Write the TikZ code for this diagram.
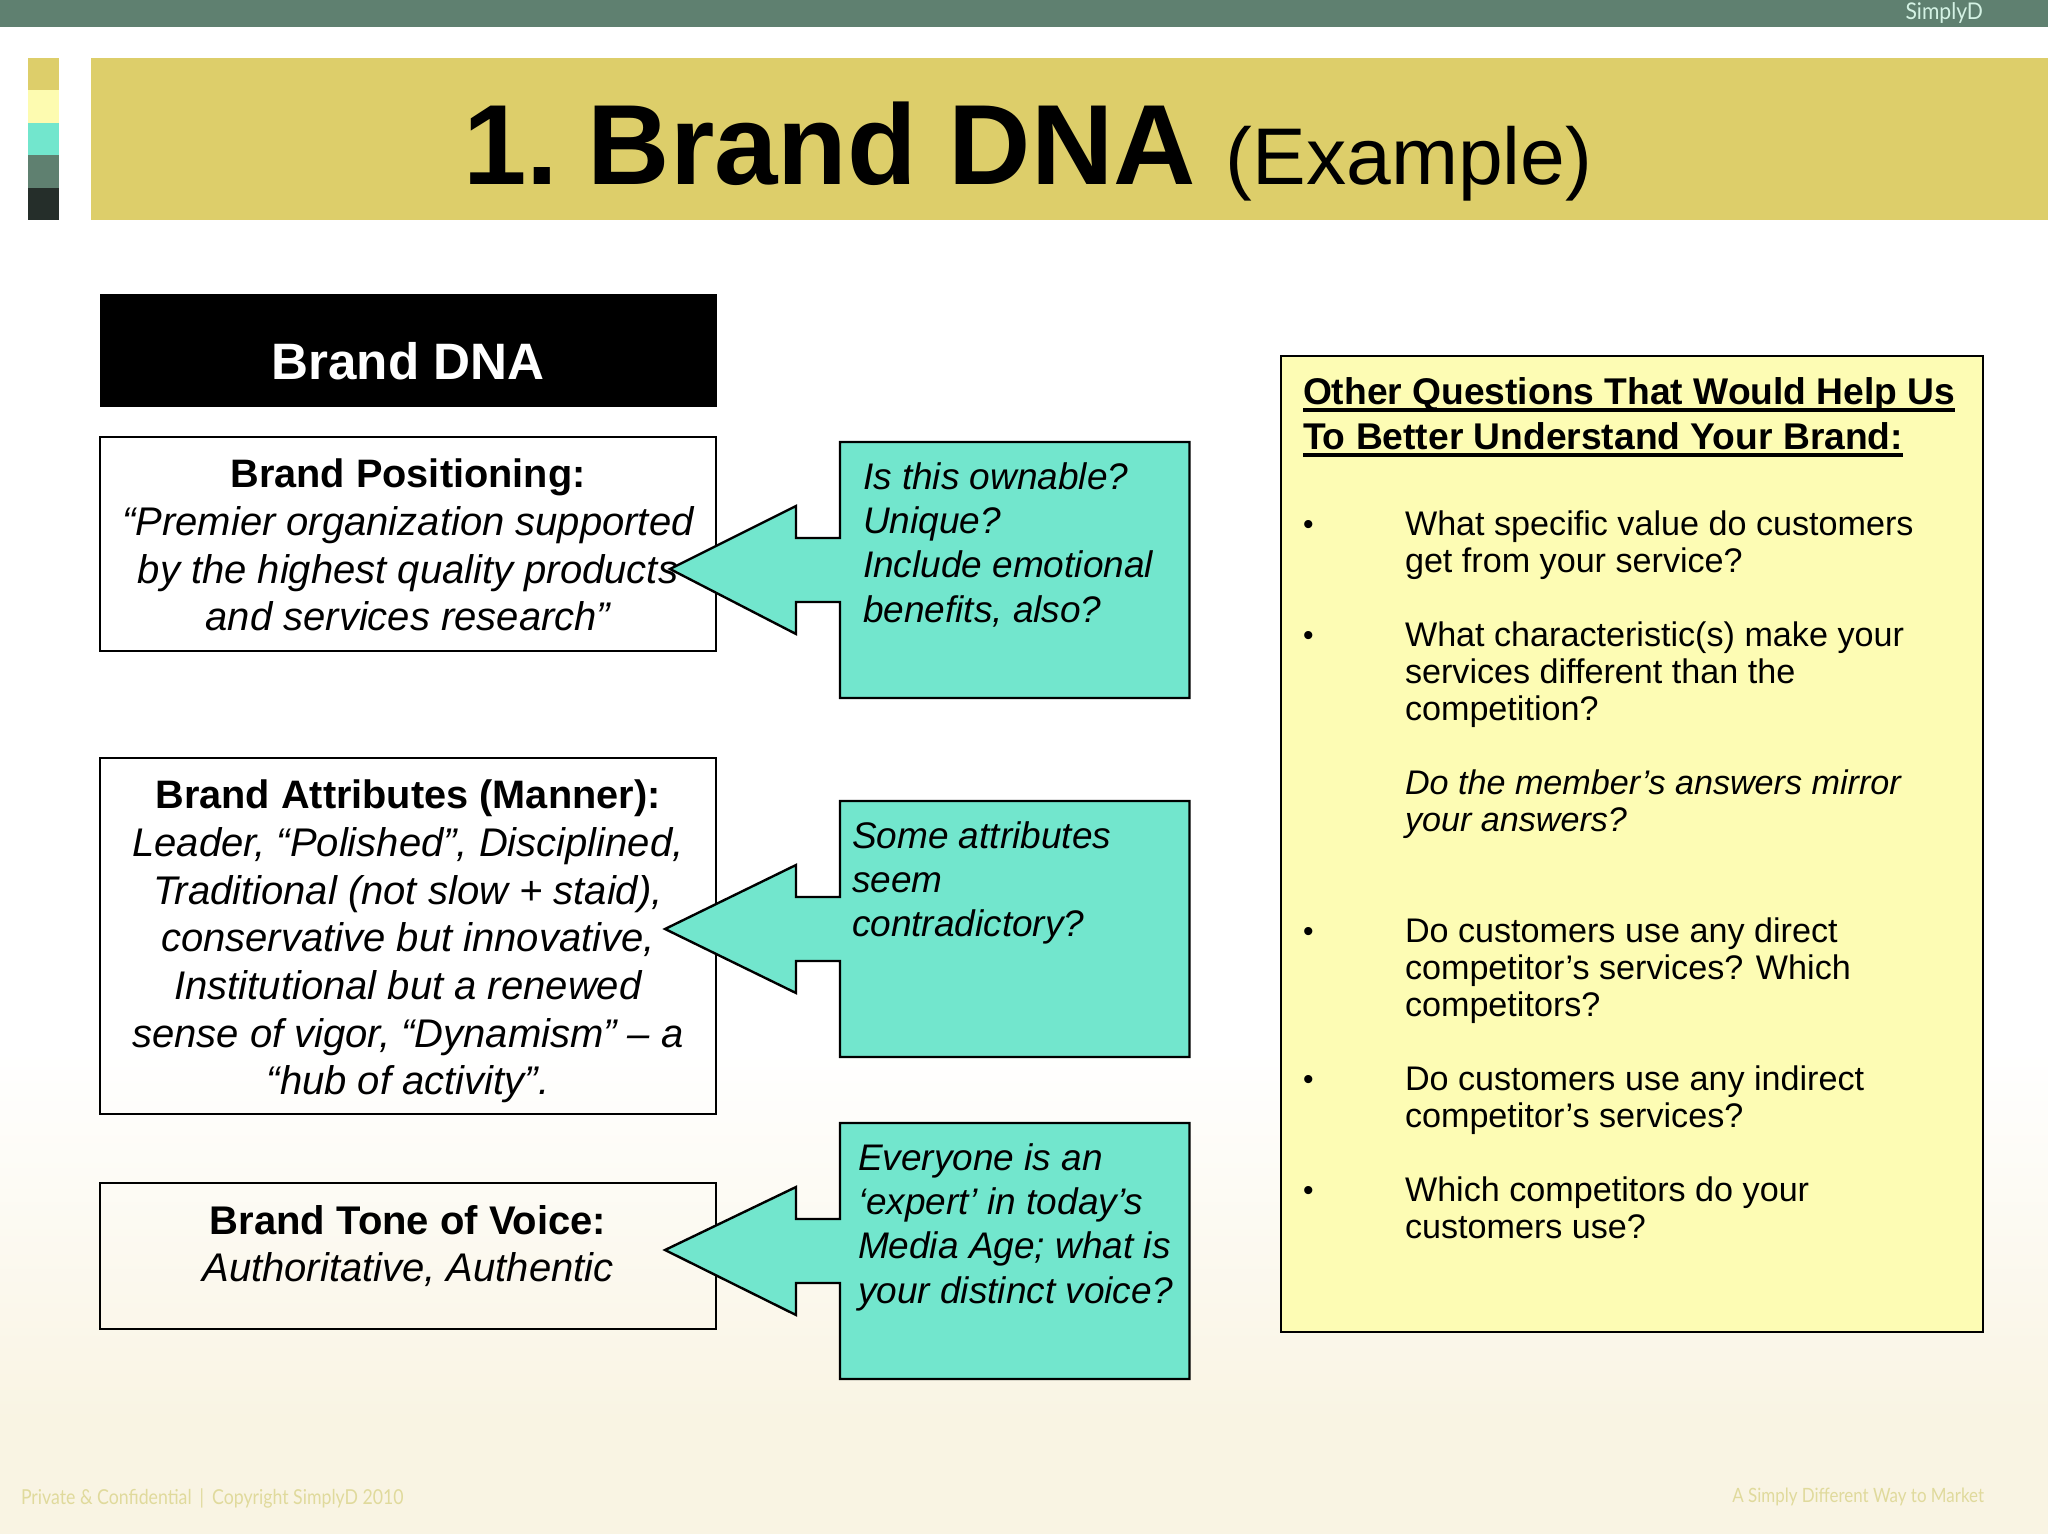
\documentclass[tikz,border=0pt]{standalone}
\usepackage{fontspec}
\setmainfont{Liberation Sans}
\newfontfamily\footfont[FakeStretch=0.86]{Lato}
\newfontfamily\topfont[FakeStretch=0.92]{Lato}
\definecolor{barcol}{HTML}{5F8070}
\definecolor{goldcol}{HTML}{DDCE6A}
\definecolor{palecol}{HTML}{FDFBB0}
\definecolor{tealcol}{HTML}{72E6CD}
\definecolor{darkcol}{HTML}{252E2A}
\definecolor{footcol}{HTML}{E0DA9C}
\definecolor{bottomcol}{HTML}{F9F4E3}
\definecolor{notecol}{HTML}{FDFCB4}
\definecolor{mintcol}{HTML}{D4F2E4}
\newcommand{\thickul}[1]{\setbox0\hbox{#1}\rlap{\rule[-3.7pt]{\wd0}{1.8pt}}\box0}
\newcommand{\lead}[1]{{\fontsize{19.85}{23.85}\selectfont\bfseries #1}}
\tikzset{
  every node/.style={outer sep=0pt},
  whitebox/.style={draw=black,line width=1.2pt,anchor=north west,inner sep=0pt,align=center,
    font=\fontsize{20}{23.85}\selectfont},
  callout/.style={draw=black,line width=1.2pt,fill=tealcol,line join=miter},
  tealtext/.style={anchor=north west,inner sep=0pt,align=left,font=\fontsize{18.5}{22.2}\selectfont\itshape},
  listtext/.style={anchor=north west,inner sep=0pt,align=left,font=\fontsize{17.07}{18.6}\selectfont},
  bullettext/.style={anchor=north west,inner sep=0pt,font=\fontsize{15}{18.6}\selectfont},
  swatch/.style={draw=none,anchor=north west,minimum width=15.5pt,minimum height=16.2pt,inner sep=0pt},
  foottext/.style={inner sep=0pt,text=footcol},
}
\begin{document}
\begin{tikzpicture}[x=0.5pt,y=-0.5pt]
\useasboundingbox (0,0) rectangle (2048,1534);
% page background
\fill[white] (0,0) rectangle (2048,1534);
\shade[top color=white,bottom color=bottomcol] (0,1050) rectangle (2048,1420);
\fill[bottomcol] (0,1420) rectangle (2048,1534);
% top bar
\node[draw=none,fill=barcol,anchor=north west,minimum width=1024pt,minimum height=13.5pt,inner sep=0pt] (bar) at (0,0) {};
\node[inner sep=0pt,text=mintcol,anchor=east,font=\topfont\fontsize{11.5}{13}\selectfont] (simply) at (1983,13) {SimplyD};
% swatches
\node[swatch,fill=goldcol] (s1) at (28,58) {};
\node[swatch,fill=palecol] (s2) at (28,90.5) {};
\node[swatch,fill=tealcol] (s3) at (28,123) {};
\node[swatch,fill=barcol] (s4) at (28,155.5) {};
\node[swatch,fill=darkcol] (s5) at (28,188) {};
% title band
\node[draw=none,fill=goldcol,anchor=north west,minimum width=978.5pt,minimum height=81pt,inner sep=0pt] (band) at (91,58) {};
\node[anchor=base west,inner sep=0pt] (title) at (463.5,185)
  {\fontsize{57}{60}\selectfont\bfseries 1. \hspace{-6.5pt}Brand DNA\hspace{15pt}\mdseries\fontsize{40.2}{44}\selectfont (Example)};
% left column
\node[draw=none,fill=black,anchor=north west,minimum width=308.5pt,minimum height=56.5pt,inner sep=0pt,text=white,
  font=\fontsize{25.6}{30}\selectfont\bfseries] (dna) at (99.5,294) {\rule{0pt}{29pt}Brand DNA};
\node[whitebox,minimum width=308pt,minimum height=107pt] (pos) at (100,437)
  {\rule{0pt}{15.5pt}\lead{Brand Positioning:}\\ \itshape “Premier organization supported\\ \itshape by the highest quality products\\ \itshape and services research”};
\node[whitebox,minimum width=308pt,minimum height=178pt] (attr) at (100,758)
  {\rule{0pt}{20pt}\lead{Brand Attributes (Manner):}\\ \itshape Leader, “Polished”, Disciplined,\\ \itshape Traditional (not slow + staid),\\ \itshape conservative but innovative,\\ \itshape Institutional but a renewed\\ \itshape sense of vigor, “Dynamism” – a\\ \itshape “hub of activity”.};
\node[whitebox,minimum width=308pt,minimum height=73pt] (tone) at (100,1183)
  {{\bfseries Brand Tone of Voice:}\\ \itshape Authoritative, Authentic\rule[-12.5pt]{0pt}{0pt}};
% callouts
\draw[callout] (840,442) -- (1189.5,442) -- (1189.5,698) -- (840,698) -- (840,602) -- (796,602) -- (796,634) -- (670,569) -- (796,506) -- (796,538) -- (840,538) -- cycle;
\draw[callout] (840,801) -- (1189.5,801) -- (1189.5,1057) -- (840,1057) -- (840,961) -- (796,961) -- (796,993) -- (665,929) -- (796,865) -- (796,897) -- (840,897) -- cycle;
\draw[callout] (840,1123) -- (1189.5,1123) -- (1189.5,1379) -- (840,1379) -- (840,1283) -- (796,1283) -- (796,1315) -- (665,1250) -- (796,1187) -- (796,1219) -- (840,1219) -- cycle;
\node[tealtext] (q1) at (863,458) {\strut Is this ownable?\\Unique?\\Include emotional\\benefits, also?};
\node[tealtext] (q2) at (852,817) {\strut Some attributes\\seem\\contradictory?};
\node[tealtext] (q3) at (858,1139) {\strut Everyone is an\\‘expert’ in today’s\\Media Age; what is\\your distinct voice?};
% right box
\node[draw=black,line width=1.2pt,fill=notecol,anchor=north west,minimum width=351pt,minimum height=488pt,inner sep=0pt] (note) at (1281,356) {};
\node[anchor=north west,inner sep=0pt,align=left,font=\fontsize{18.6}{22.5}\selectfont\bfseries] (head) at (1303,373)
  {\strut\thickul{Other Questions That Would Help Us}\\\thickul{To Better Understand Your Brand:}};
\node[bullettext] (b1) at (1303,508) {\strut•};
\node[listtext] (t1) at (1405,509) {\strut What specific value do customers\\get from your service?};
\node[bullettext] (b2) at (1303,619) {\strut•};
\node[listtext] (t2) at (1405,620) {\strut What characteristic(s) make your\\services different than the\\competition?};
\node[listtext,font=\fontsize{17.07}{18.6}\selectfont\itshape] (t3) at (1405,768) {\strut Do the member’s answers mirror\\your answers?};
\node[bullettext] (b3) at (1303,915) {\strut•};
\node[listtext] (t4) at (1405,916) {\strut Do customers use any direct\\competitor’s services? Which\\competitors?};
\node[bullettext] (b4) at (1303,1063) {\strut•};
\node[listtext] (t5) at (1405,1064) {\strut Do customers use any indirect\\competitor’s services?};
\node[bullettext] (b5) at (1303,1174) {\strut•};
\node[listtext] (t6) at (1405,1175) {\strut Which competitors do your\\customers use?};
% footers
\node[foottext,anchor=west,font=\footfont\fontsize{10.3}{12}\selectfont] (f1) at (21,1498) {Private \& Confidential \,|\, Copyright SimplyD 2010};
\node[foottext,anchor=east,font=\footfont\fontsize{9.85}{12}\selectfont] (f2) at (1984,1497) {A Simply Different Way to Market};
\end{tikzpicture}
\end{document}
━━━━━━━━━━━━━━━━━━━━━━━━━━━━━━
● **STATED PROBLEM**: Return to the listing above and set it down exactly, leaving out its pictures.

● **SOLUTION TO THIS EXERCISE**:
Write the TikZ code for this diagram.
\documentclass[tikz,border=0pt]{standalone}
\usepackage{fontspec}
\setmainfont{Liberation Sans}
\newfontfamily\footfont[FakeStretch=0.86]{Lato}
\newfontfamily\topfont[FakeStretch=0.92]{Lato}
\definecolor{barcol}{HTML}{5F8070}
\definecolor{goldcol}{HTML}{DDCE6A}
\definecolor{palecol}{HTML}{FDFBB0}
\definecolor{tealcol}{HTML}{72E6CD}
\definecolor{darkcol}{HTML}{252E2A}
\definecolor{footcol}{HTML}{E0DA9C}
\definecolor{bottomcol}{HTML}{F9F4E3}
\definecolor{notecol}{HTML}{FDFCB4}
\definecolor{mintcol}{HTML}{D4F2E4}
\newcommand{\thickul}[1]{\setbox0\hbox{#1}\rlap{\rule[-3.7pt]{\wd0}{1.8pt}}\box0}
\newcommand{\lead}[1]{{\fontsize{19.85}{23.85}\selectfont\bfseries #1}}
\tikzset{
  every node/.style={outer sep=0pt},
  whitebox/.style={draw=black,line width=1.2pt,anchor=north west,inner sep=0pt,align=center,
    font=\fontsize{20}{23.85}\selectfont},
  callout/.style={draw=black,line width=1.2pt,fill=tealcol,line join=miter},
  tealtext/.style={anchor=north west,inner sep=0pt,align=left,font=\fontsize{18.5}{22.2}\selectfont\itshape},
  listtext/.style={anchor=north west,inner sep=0pt,align=left,font=\fontsize{17.07}{18.6}\selectfont},
  bullettext/.style={anchor=north west,inner sep=0pt,font=\fontsize{15}{18.6}\selectfont},
  swatch/.style={draw=none,anchor=north west,minimum width=15.5pt,minimum height=16.2pt,inner sep=0pt},
  foottext/.style={inner sep=0pt,text=footcol},
}
\begin{document}
\begin{tikzpicture}[x=0.5pt,y=-0.5pt]
\useasboundingbox (0,0) rectangle (2048,1534);
% page background
\fill[white] (0,0) rectangle (2048,1534);
\shade[top color=white,bottom color=bottomcol] (0,1050) rectangle (2048,1420);
\fill[bottomcol] (0,1420) rectangle (2048,1534);
% top bar
\node[draw=none,fill=barcol,anchor=north west,minimum width=1024pt,minimum height=13.5pt,inner sep=0pt] (bar) at (0,0) {};
\node[inner sep=0pt,text=mintcol,anchor=east,font=\topfont\fontsize{11.5}{13}\selectfont] (simply) at (1983,13) {SimplyD};
% swatches
\node[swatch,fill=goldcol] (s1) at (28,58) {};
\node[swatch,fill=palecol] (s2) at (28,90.5) {};
\node[swatch,fill=tealcol] (s3) at (28,123) {};
\node[swatch,fill=barcol] (s4) at (28,155.5) {};
\node[swatch,fill=darkcol] (s5) at (28,188) {};
% title band
\node[draw=none,fill=goldcol,anchor=north west,minimum width=978.5pt,minimum height=81pt,inner sep=0pt] (band) at (91,58) {};
\node[anchor=base west,inner sep=0pt] (title) at (463.5,185)
  {\fontsize{57}{60}\selectfont\bfseries 1. \hspace{-6.5pt}Brand DNA\hspace{15pt}\mdseries\fontsize{40.2}{44}\selectfont (Example)};
% left column
\node[draw=none,fill=black,anchor=north west,minimum width=308.5pt,minimum height=56.5pt,inner sep=0pt,text=white,
  font=\fontsize{25.6}{30}\selectfont\bfseries] (dna) at (99.5,294) {\rule{0pt}{29pt}Brand DNA};
\node[whitebox,minimum width=308pt,minimum height=107pt] (pos) at (100,437)
  {\rule{0pt}{15.5pt}\lead{Brand Positioning:}\\ \itshape “Premier organization supported\\ \itshape by the highest quality products\\ \itshape and services research”};
\node[whitebox,minimum width=308pt,minimum height=178pt] (attr) at (100,758)
  {\rule{0pt}{20pt}\lead{Brand Attributes (Manner):}\\ \itshape Leader, “Polished”, Disciplined,\\ \itshape Traditional (not slow + staid),\\ \itshape conservative but innovative,\\ \itshape Institutional but a renewed\\ \itshape sense of vigor, “Dynamism” – a\\ \itshape “hub of activity”.};
\node[whitebox,minimum width=308pt,minimum height=73pt] (tone) at (100,1183)
  {{\bfseries Brand Tone of Voice:}\\ \itshape Authoritative, Authentic\rule[-12.5pt]{0pt}{0pt}};
% callouts
\draw[callout] (840,442) -- (1189.5,442) -- (1189.5,698) -- (840,698) -- (840,602) -- (796,602) -- (796,634) -- (670,569) -- (796,506) -- (796,538) -- (840,538) -- cycle;
\draw[callout] (840,801) -- (1189.5,801) -- (1189.5,1057) -- (840,1057) -- (840,961) -- (796,961) -- (796,993) -- (665,929) -- (796,865) -- (796,897) -- (840,897) -- cycle;
\draw[callout] (840,1123) -- (1189.5,1123) -- (1189.5,1379) -- (840,1379) -- (840,1283) -- (796,1283) -- (796,1315) -- (665,1250) -- (796,1187) -- (796,1219) -- (840,1219) -- cycle;
\node[tealtext] (q1) at (863,458) {\strut Is this ownable?\\Unique?\\Include emotional\\benefits, also?};
\node[tealtext] (q2) at (852,817) {\strut Some attributes\\seem\\contradictory?};
\node[tealtext] (q3) at (858,1139) {\strut Everyone is an\\‘expert’ in today’s\\Media Age; what is\\your distinct voice?};
% right box
\node[draw=black,line width=1.2pt,fill=notecol,anchor=north west,minimum width=351pt,minimum height=488pt,inner sep=0pt] (note) at (1281,356) {};
\node[anchor=north west,inner sep=0pt,align=left,font=\fontsize{18.6}{22.5}\selectfont\bfseries] (head) at (1303,373)
  {\strut\thickul{Other Questions That Would Help Us}\\\thickul{To Better Understand Your Brand:}};
\node[bullettext] (b1) at (1303,508) {\strut•};
\node[listtext] (t1) at (1405,509) {\strut What specific value do customers\\get from your service?};
\node[bullettext] (b2) at (1303,619) {\strut•};
\node[listtext] (t2) at (1405,620) {\strut What characteristic(s) make your\\services different than the\\competition?};
\node[listtext,font=\fontsize{17.07}{18.6}\selectfont\itshape] (t3) at (1405,768) {\strut Do the member’s answers mirror\\your answers?};
\node[bullettext] (b3) at (1303,915) {\strut•};
\node[listtext] (t4) at (1405,916) {\strut Do customers use any direct\\competitor’s services? Which\\competitors?};
\node[bullettext] (b4) at (1303,1063) {\strut•};
\node[listtext] (t5) at (1405,1064) {\strut Do customers use any indirect\\competitor’s services?};
\node[bullettext] (b5) at (1303,1174) {\strut•};
\node[listtext] (t6) at (1405,1175) {\strut Which competitors do your\\customers use?};
% footers
\node[foottext,anchor=west,font=\footfont\fontsize{10.3}{12}\selectfont] (f1) at (21,1498) {Private \& Confidential \,|\, Copyright SimplyD 2010};
\node[foottext,anchor=east,font=\footfont\fontsize{9.85}{12}\selectfont] (f2) at (1984,1497) {A Simply Different Way to Market};
\end{tikzpicture}
\end{document}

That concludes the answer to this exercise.